The New York Stock Exchange is expected to announce today that it will begin trading stocks in dollars and cents, rather than in fractions, no later than January 2000, according to Rep. Michael G. Oxley (R-Ohio), who was briefed on the matter Wednesday by exchange officials.
Oxley, who is chairman of the House securities subcommittee, said the briefing confirmed a news report Wednesday that the NYSE board would vote today to end its convention of quoting stocks in increments of an eighth of a dollar, or 12.5 cents, and move to sixteenths, or 6.25 cents. The exchange plans then to move to the decimal system--dollars and cents--within 2 1/2 years, Oxley said.
Oxley and Rep. Edward J. Markey (D-Mass.), a member of the subcommittee, are co-sponsors of a bill that would compel U.S. stock markets to convert to decimal pricing, which would be easier for investors to understand and which should lower the cost of trading stocks.

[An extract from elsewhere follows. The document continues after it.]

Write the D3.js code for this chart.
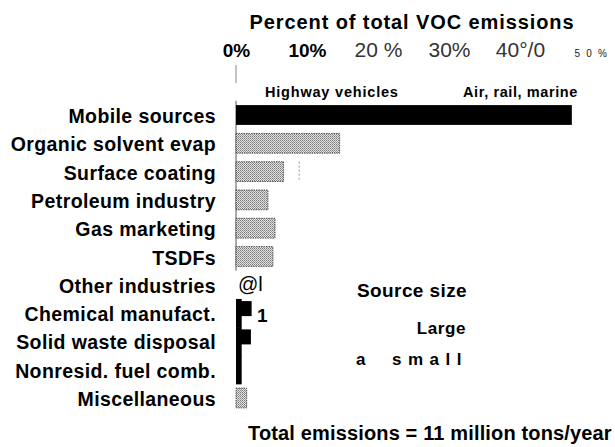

About 20% of the trading on the exchange is conducted between specialists, who stand ready to buy and sell specific stocks at quoted prices, and public customers. The specialists now take at least an eighth of a dollar on each share when trading with the public. This amount, known as the spread, is the specialist’s profit.
A move to a smaller increment of pricing, such as sixteenths of a dollar, or even pennies, would allow competitive pressures to narrow the spread, benefiting the customer on the other side of the trade.
A commitment by the NYSE to start quoting stocks in dollars and cents would be a dramatic reversal by the world’s biggest and best-known stock exchange.